What is less clear is whether the economy, particularly the export sector, will generate the head of steam Tranz Rail needs to drive its profits.
Mark Bloomer, its chief financial officer, is optimistic it will. One sign is that business in the first two months of its second quarter (October and November) has been solid.
Tranz Rail's net profit for the first quarter, typically its slowest of the year, more than doubled to $5.5 million from year earlier levels when the economy suffered its brief recession.
For the full-year, analysts' forecasts of earnings range from $33 million to $54 million. Even if profits met the top end of forecasts, they would still be 20 per cent off last year's $70.2 million.

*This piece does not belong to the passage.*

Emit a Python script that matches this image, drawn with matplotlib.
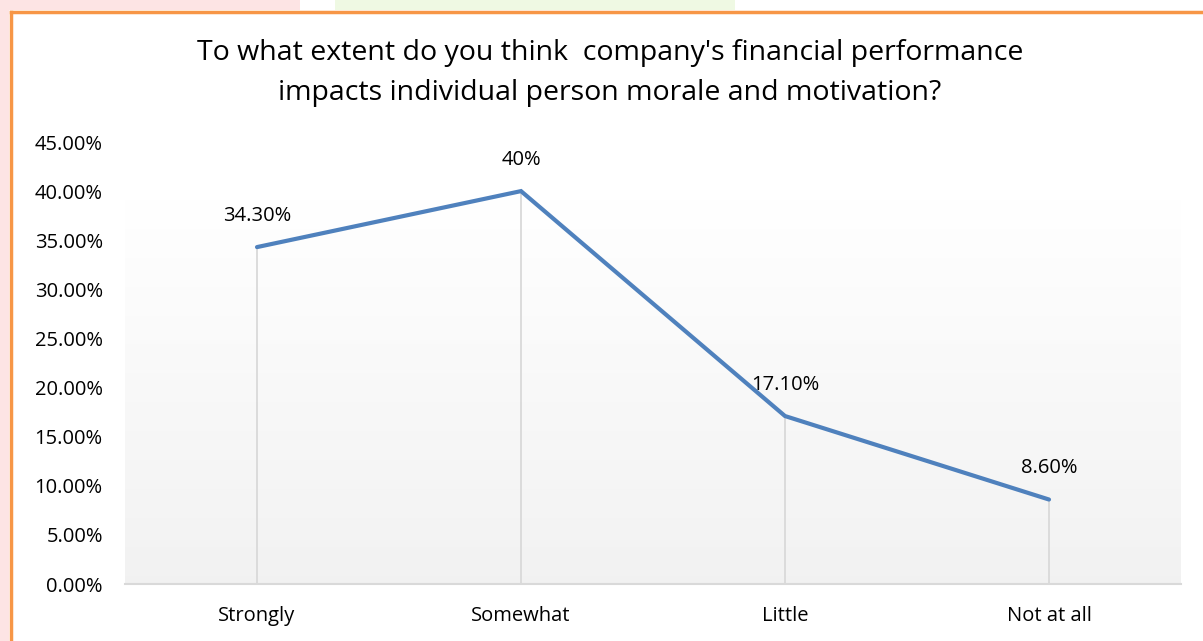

For Tranz Rail to get interesting for investors, two key performance indicators have to improve.
The first is freight revenue per tonne kilometre, a measure of the rates Tranz Rail charges. According to figures from the annual report, this has fallen from an average of 12.29c in 1996 to 11.55c in 1997 and 11.16c in 1998.
The company has stopped providing this figure, viewing it as commercially sensitive. But the first quarter data did not look too promising.
Tonnage carried increased by 24 per cent but revenue tonne kilometres was up only 19 per cent, indicating further downward pressure on its freight rates. As the economy picks up speed, exports should broaden out from commodities into higher value goods which command higher freight rates but the competition remains intense.
The second performance indicator is costs. Tranz Rail has worked hard to tighten operations, trying to push down costs as a percentage of revenue. But the ratio has deteriorated from 85.1 per cent in fiscal 1997 to 85.8 per cent in 1998 and 88 per cent in the last financial year, stripping out abnormal items.
Reflecting its weak market and patchy operating performance, Tranz Rail's shares have fallen from a peak of 900c two years ago to a low of 260c in October last year. Yesterday, they closed up 10c at 348c but they are still a long way south of their glory days before the Asia crisis.
Further recovery of the global economy and thus New Zealand exports and business for Tranz Rail would provide some boost to Tranz Rail's share price. But the real driver is costs. The company will have to work even harder at containing expenditure. In this regard, Tranz Rail has done well, but not enough.
The verdict came loud and clear yesterday from Moody's, the credit agency, when it cut its rating on the company's senior unsecured debt from Baa1 to Baa2.
Can Tranz Rail ride steam of profit?